━━━ Material provided ━━━

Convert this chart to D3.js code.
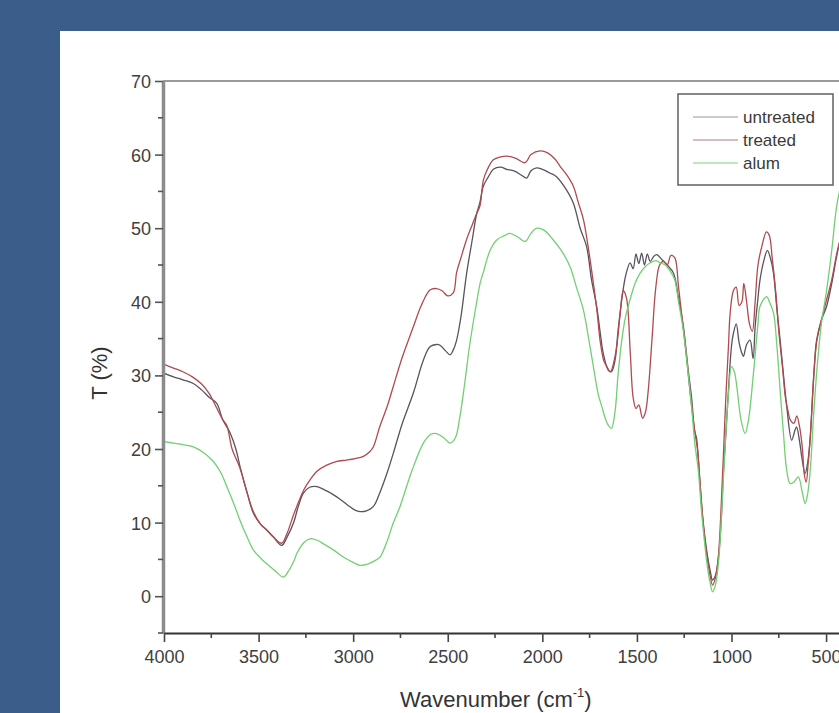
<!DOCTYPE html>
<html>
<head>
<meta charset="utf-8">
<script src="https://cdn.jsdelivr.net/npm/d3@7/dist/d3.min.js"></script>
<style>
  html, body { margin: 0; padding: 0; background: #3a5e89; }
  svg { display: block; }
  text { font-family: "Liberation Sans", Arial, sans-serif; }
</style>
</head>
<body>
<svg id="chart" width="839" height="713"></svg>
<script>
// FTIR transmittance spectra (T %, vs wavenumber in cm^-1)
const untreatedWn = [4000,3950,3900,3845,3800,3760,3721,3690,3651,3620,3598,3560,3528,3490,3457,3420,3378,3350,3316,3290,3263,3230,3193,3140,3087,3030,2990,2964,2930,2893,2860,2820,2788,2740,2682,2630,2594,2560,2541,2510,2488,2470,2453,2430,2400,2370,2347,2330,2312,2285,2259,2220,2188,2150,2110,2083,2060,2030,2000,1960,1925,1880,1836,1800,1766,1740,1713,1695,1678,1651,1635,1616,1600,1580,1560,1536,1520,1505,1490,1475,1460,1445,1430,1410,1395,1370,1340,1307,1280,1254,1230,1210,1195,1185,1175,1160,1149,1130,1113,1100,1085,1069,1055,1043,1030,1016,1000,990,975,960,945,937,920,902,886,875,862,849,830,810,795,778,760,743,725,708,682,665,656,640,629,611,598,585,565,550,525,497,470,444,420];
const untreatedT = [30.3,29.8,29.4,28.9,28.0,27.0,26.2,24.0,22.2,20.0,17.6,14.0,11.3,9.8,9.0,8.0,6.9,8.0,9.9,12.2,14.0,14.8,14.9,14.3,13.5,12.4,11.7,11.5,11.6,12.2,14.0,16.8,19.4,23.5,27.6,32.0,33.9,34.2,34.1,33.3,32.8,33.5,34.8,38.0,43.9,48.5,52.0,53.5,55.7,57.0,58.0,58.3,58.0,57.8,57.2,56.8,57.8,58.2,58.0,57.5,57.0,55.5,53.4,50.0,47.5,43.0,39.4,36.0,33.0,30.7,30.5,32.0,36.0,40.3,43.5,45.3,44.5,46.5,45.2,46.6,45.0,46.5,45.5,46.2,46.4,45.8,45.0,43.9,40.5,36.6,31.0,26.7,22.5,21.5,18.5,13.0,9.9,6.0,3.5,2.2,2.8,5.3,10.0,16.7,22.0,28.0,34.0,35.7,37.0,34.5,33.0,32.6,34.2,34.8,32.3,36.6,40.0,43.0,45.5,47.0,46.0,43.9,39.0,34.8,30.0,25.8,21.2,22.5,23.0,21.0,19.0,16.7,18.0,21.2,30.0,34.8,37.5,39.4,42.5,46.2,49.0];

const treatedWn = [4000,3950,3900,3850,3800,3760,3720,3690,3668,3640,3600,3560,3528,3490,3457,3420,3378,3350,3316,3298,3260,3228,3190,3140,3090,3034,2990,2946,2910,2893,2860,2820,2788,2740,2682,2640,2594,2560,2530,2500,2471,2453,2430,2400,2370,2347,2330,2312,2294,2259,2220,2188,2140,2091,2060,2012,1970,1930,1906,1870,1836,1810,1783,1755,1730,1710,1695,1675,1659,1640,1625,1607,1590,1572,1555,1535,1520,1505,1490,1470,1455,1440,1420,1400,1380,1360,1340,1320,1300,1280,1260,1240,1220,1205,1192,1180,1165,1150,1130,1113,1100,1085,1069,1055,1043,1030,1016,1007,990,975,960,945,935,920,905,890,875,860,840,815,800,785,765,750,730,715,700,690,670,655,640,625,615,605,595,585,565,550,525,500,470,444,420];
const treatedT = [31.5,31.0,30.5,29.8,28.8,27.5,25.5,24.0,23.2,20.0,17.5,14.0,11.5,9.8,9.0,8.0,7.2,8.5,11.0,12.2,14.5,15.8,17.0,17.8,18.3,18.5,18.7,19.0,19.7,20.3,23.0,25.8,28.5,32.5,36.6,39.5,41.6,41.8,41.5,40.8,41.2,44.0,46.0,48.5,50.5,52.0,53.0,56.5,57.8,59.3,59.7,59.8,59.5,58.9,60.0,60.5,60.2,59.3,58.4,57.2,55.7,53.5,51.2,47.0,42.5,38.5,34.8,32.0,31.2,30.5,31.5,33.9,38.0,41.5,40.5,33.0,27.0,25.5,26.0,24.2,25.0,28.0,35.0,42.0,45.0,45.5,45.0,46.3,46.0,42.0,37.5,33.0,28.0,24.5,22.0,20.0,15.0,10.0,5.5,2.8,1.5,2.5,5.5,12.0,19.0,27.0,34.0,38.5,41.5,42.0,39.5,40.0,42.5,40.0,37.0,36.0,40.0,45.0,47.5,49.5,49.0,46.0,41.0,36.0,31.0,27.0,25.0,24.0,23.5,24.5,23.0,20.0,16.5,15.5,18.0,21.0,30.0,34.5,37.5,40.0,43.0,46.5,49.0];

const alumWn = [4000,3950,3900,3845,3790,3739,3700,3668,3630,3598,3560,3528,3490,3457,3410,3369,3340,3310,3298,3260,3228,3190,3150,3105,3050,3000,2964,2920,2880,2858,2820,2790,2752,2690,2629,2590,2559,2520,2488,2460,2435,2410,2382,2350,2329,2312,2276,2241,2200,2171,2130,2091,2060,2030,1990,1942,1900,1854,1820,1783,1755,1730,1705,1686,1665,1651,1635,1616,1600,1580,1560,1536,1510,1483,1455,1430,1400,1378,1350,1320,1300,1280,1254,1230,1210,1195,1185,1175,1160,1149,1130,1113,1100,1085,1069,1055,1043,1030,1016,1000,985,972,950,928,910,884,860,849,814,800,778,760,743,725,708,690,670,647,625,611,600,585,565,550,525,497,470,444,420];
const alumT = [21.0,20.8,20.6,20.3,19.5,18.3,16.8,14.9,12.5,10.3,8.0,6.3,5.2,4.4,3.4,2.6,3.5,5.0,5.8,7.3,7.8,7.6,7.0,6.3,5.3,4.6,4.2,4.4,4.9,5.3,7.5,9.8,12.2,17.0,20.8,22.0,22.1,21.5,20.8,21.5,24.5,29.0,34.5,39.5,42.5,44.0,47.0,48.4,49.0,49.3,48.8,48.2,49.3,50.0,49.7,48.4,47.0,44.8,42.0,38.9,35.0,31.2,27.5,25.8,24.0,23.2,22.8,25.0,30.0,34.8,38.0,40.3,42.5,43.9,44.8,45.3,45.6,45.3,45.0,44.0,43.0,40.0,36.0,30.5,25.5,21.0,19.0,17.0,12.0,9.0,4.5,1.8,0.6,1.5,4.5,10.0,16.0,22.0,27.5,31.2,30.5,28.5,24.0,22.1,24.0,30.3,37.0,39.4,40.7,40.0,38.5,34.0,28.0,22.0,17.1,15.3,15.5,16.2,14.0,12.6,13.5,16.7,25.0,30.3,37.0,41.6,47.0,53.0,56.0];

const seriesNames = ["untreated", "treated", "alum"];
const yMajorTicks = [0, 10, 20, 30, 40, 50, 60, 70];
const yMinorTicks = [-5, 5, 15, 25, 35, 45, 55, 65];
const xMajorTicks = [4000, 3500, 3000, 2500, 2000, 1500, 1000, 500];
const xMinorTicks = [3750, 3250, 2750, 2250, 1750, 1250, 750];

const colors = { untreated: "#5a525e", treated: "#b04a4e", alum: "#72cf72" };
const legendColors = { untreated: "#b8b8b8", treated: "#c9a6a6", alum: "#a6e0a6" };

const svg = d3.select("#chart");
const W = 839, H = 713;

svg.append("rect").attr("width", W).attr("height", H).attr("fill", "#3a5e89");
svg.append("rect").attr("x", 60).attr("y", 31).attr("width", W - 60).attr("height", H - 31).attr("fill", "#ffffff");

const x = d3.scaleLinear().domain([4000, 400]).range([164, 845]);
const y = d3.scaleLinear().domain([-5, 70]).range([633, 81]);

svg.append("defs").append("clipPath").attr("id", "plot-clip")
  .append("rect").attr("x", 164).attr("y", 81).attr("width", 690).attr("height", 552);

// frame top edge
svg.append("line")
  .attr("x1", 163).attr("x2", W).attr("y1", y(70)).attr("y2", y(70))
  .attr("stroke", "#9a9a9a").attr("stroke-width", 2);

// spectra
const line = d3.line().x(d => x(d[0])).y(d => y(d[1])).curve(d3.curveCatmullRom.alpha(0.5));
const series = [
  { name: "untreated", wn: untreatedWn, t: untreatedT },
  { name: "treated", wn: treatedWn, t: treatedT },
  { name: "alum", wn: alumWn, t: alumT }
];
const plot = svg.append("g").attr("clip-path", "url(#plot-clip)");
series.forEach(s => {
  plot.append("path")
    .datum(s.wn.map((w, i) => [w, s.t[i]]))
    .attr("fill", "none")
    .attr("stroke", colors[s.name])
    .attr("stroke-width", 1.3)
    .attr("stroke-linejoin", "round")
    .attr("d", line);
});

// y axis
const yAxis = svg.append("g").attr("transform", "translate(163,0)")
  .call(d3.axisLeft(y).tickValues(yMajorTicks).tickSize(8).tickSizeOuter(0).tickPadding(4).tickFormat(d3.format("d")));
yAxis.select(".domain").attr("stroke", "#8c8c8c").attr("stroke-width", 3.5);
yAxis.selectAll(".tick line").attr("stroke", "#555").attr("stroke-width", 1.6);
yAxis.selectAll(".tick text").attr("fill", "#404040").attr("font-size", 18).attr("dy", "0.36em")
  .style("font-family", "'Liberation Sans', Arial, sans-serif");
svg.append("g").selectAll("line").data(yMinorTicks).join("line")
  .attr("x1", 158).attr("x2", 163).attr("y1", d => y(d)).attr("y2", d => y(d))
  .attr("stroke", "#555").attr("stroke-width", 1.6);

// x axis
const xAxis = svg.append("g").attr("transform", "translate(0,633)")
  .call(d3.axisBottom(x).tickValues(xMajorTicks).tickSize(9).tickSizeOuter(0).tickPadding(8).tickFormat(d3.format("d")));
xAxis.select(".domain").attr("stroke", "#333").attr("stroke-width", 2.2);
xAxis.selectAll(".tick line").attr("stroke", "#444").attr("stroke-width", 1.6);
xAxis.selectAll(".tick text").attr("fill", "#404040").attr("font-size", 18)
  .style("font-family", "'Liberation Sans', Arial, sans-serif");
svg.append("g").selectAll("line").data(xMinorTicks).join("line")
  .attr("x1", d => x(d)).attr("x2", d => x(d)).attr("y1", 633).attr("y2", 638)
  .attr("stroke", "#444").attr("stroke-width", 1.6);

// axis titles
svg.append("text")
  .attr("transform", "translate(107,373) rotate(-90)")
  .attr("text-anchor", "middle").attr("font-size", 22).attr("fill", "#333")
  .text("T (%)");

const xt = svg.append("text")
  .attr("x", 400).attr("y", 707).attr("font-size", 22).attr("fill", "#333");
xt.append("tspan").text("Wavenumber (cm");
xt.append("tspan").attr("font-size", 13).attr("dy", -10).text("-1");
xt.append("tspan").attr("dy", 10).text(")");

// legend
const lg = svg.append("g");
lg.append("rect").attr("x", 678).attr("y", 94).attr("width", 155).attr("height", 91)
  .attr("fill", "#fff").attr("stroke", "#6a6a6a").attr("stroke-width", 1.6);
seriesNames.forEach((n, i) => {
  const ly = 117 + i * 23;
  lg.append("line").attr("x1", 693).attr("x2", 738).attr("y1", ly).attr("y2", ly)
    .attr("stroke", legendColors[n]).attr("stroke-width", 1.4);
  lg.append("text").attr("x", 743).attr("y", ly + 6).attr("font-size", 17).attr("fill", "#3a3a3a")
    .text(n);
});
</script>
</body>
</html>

━━━
━━━ Material provided ━━━

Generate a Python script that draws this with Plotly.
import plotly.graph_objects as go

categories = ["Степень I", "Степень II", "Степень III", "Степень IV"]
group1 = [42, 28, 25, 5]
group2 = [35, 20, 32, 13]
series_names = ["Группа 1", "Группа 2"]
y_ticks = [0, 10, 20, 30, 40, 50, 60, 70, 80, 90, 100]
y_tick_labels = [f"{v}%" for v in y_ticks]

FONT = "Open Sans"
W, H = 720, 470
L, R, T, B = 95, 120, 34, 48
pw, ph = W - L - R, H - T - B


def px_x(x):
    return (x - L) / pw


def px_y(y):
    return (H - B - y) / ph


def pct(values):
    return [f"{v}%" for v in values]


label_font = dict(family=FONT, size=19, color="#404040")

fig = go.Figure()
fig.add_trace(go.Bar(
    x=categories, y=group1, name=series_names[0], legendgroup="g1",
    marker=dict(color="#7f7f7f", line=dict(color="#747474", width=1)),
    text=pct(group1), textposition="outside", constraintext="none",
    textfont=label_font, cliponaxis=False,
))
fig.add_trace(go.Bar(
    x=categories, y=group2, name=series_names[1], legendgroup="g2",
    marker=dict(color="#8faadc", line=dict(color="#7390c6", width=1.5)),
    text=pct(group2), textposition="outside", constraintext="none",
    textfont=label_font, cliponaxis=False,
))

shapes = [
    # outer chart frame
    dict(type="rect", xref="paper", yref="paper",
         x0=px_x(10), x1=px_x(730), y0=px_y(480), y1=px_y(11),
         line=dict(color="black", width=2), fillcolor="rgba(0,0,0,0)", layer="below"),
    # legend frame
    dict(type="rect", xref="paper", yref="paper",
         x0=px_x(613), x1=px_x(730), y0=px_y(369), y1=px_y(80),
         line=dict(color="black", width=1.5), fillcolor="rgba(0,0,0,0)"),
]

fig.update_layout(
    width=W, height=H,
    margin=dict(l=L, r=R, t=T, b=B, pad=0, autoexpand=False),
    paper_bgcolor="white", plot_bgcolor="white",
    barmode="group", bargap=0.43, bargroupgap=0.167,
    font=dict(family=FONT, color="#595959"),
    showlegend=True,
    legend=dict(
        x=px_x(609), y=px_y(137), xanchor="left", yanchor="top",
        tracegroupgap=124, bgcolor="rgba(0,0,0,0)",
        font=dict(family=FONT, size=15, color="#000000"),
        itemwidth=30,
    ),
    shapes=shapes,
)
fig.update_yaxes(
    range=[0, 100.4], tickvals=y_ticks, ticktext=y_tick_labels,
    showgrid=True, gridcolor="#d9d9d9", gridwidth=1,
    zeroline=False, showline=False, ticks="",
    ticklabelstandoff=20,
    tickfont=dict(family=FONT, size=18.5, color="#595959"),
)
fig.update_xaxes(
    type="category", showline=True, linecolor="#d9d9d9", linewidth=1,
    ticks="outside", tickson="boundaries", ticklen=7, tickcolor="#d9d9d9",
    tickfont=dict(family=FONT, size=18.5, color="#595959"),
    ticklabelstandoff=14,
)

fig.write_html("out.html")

━━━

Given request
Wherever "script" shows up in a line, copy that line.

Reply to the exercise
<script src="https://cdn.jsdelivr.net/npm/d3@7/dist/d3.min.js"></script>
<script>
</script>
Generate a Python script that draws this with Plotly.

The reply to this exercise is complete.